La sociologue Anne-Chantal Hardy décrypte les raisons qui font que si peu de femmes accèdent aux lieux de pouvoir
Propos recueillis par François Béguin et Camille Stromboni Publié le 28 décembre 2018
La sociologue de la santé Anne-Chantal Hardy, directrice de recherche au CNRS, revient sur les raisons pour lesquelles si peu de femmes accèdent aux lieux de pouvoir dans le monde hospitalo-universitaire.
Pourquoi le monde hospitalo-universitaire n’a-t-il pas suivi la féminisation des professions médicales ?
Aujourd’hui cela évolue doucement. Les spécialités se féminisent toutes un peu, mais à des rythmes très différents. Certaines sont en train de basculer vers l’équilibre. Il y a quelques années seulement qu’une femme est devenue urologue pour la première fois. Aucune citadelle n’est imprenable, mais il demeure des milieux, comme la chirurgie, où les femmes sont peu présentes et qui restent très durs pour elles. En médecine, elles n’ont jamais été en concurrence avec les hommes : elles sont arrivées, après la réforme de l’internat, là où les hommes n’allaient pas, d’où leur forte présence en médecine générale. Mais cette spécialité est quasiment absente du monde hospitalo-universitaire.
L’hôpital est-il un milieu conservateur ?
Le milieu hospitalier demeure excessivement machiste. Il faut rappeler que l’on part de loin : les facultés de médecine ont longtemps été fermées aux femmes, de même que les salles de garde aux femmes internes. Les fresques avec des dessins pornographiques, qui s’y étalent sur les murs, ne font débat que depuis peu. Le sexisme reste fort dans le milieu médical, où la sexuation du corps non malade est fortement présente.
La féminisation a été une petite révolution à l’hôpital, par exemple avec l’arrivée des demandes de congé maternité ! Il y a quelques années, j’entendais encore de jeunes internes tenter d’obtenir un emploi du temps avec moins de cinquante heures par semaine parce qu’elles étaient enceintes… Si elles veulent y arriver, elles ont intérêt à accepter n’importe quels horaires. Il y a des femmes qui ne prennent pas leur congé maternité.
N’y a-t-il pas aussi une autocensure des femmes vis-à-vis des postes de pouvoir ?
On garde cette vision que l’idéal de vie et de carrière, c’est d’être dans toutes les hautes sphères de pouvoir et de cumuler cinquante postes à la fois. Mais cette norme masculine, d’une recherche d’un maximum de pouvoirs et de « places », n’est pas forcément celle que tout le monde veut atteindre.
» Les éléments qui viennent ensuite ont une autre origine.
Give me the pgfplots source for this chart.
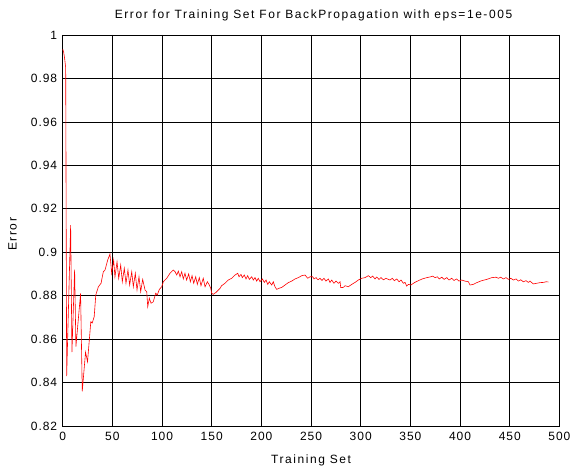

Si les femmes sont moins présentes sur ces postes, ce n’est pas qu’elles se censurent, mais que ça ne les intéresse pas forcément.
Plutôt que de vouloir que les femmes se lancent dans la grande concurrence, il faudrait réfléchir plutôt à comment freiner ce mouvement d’empilement : on est PU-PH [professeur des universités-praticien hospitalier], chef de service, chef de pôle, chef de CME [commission médicale d’établissement]… Si on décide de mieux répartir les responsabilités, on trouvera plus de femmes à ces postes. Cela nécessite des moyens. Je pense que la question se pose désormais de manière générale : l’aspiration des jeunes médecins, hommes et femmes, est aujourd’hui à un meilleur équilibre entre vie professionnelle et vie personnelle, en passant moins de temps au travail. Ce qui peut participer à plus d’égalité entre sexes.